March 6 Friday – Isabel Lyon’s journal: This morning we had been gaily photographing the King and Irene, in and out of the donkey cart, and they went to the billiard room to be photographed there by a German whose name is uncatchable. I followed by and by to tell the King that the “battery” was waiting to move and looking through the window into the billiard room as I passed along the porch, I saw the King, pale as death, leaning over the table, and the young German rubbing the back of his head. “Do you feel better now?” I heard him say. Then the King straightened himself up and said he did, he thought. It had been just a sudden “crick in his neck,” and the pain is always so acute with him that it makes him weak. All day I too was weak with the memory of the look on his face. We started off for the Spanish Point but we didn’t reach it—and turning home we met Mr. Rogers and Benjamin in a fiacre [hackney coach]. We induced Mr. Rogers and Elizabeth to climb into the battery and after making a photo of the blessed group, Benjamin and I started for a drive and wound up at the Admiralty Gardens, where after a talk with the English chauffer who couldn’t permit us to see the cave, we did see it, and it was very interesting. The Admiral now here is Inglefield. He is sent over in a battleship—he and his family and his 16 servants. He has a very charming home and 5 boats of different grades at his secret and that secret cave to go down into and watch the waters surging in from the sea at the openings that the prisoners made there more than 100 years ago. It is a place to fire the imagination of a Stevenson, or a lesser man too, for the sound of that water is eternal, and the movement of it is too [MTP: IVL TS 32-33]
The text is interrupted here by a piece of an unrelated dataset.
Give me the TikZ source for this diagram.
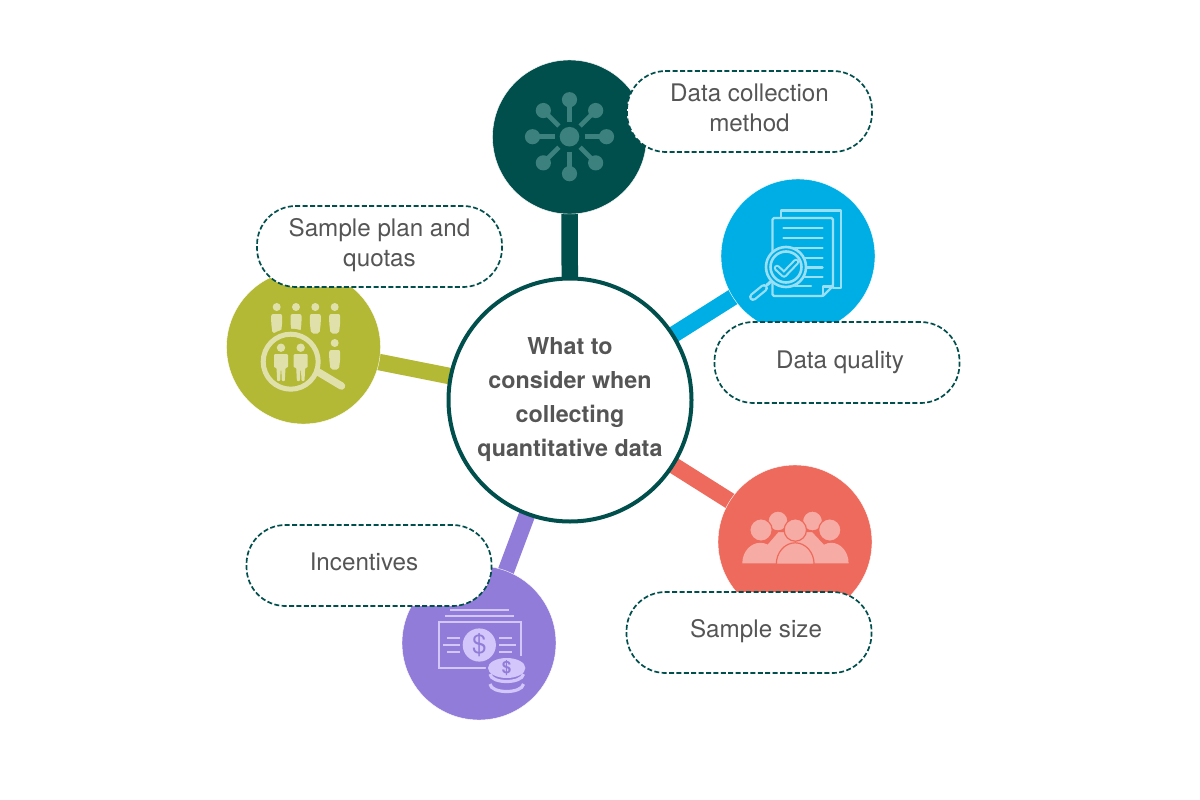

Frederick T. Leigh for Harper & Brothers wrote to Miss Lyon, advising that $5,057.70 had been deposited in Lincoln National Bank for Clemens [MTP].
John M. Howells for Howells & Stokes wrote to Sam detailing the mantel items and the Robbia terra cotta placques; other details left to decide were mentioned [MTP].
Dorothy Quick wrote to Sam.
Dear Mr. Clemens / I hope you are enjoying the balmy sunshine and the lilies of Bermuda better than I am enjoying the sunshine of Plainfield for I am sick in bed and can do nothing but look at it from inside while I dose with “no 77” every hour [Humphrey’s # 77 a cold medicine]. I hope you and Miss Lyon are well and enjoying the comforts of life and the Bermuda air. I wish I were with you but as I am not I wish you would write to me occasionally but then I know you are busy enjoying yourself. Miss Clara sent me some beads which my friend’s and I have enjoyed very much also a very nice note [.] When are you coming to New York again [?] But now I must close [.] With love to Miss Lyon and lots & lots & lots for yourself.
I am your very loving / Dorothy
P.S. I have several new autographs Geraldine Farrar [,] Governor Fort [,] Booker Washington [,] and curso [Enrico Caruso]—I have written Mary Garden and other people / Love / Dorothy [MTP; MTAq 117].
George White wrote from Glen Ridge, NJ to Sam. White had been reading the latest Autobiographical segment and felt Sam’s work on the Mississippi had no equal in literature [MTP].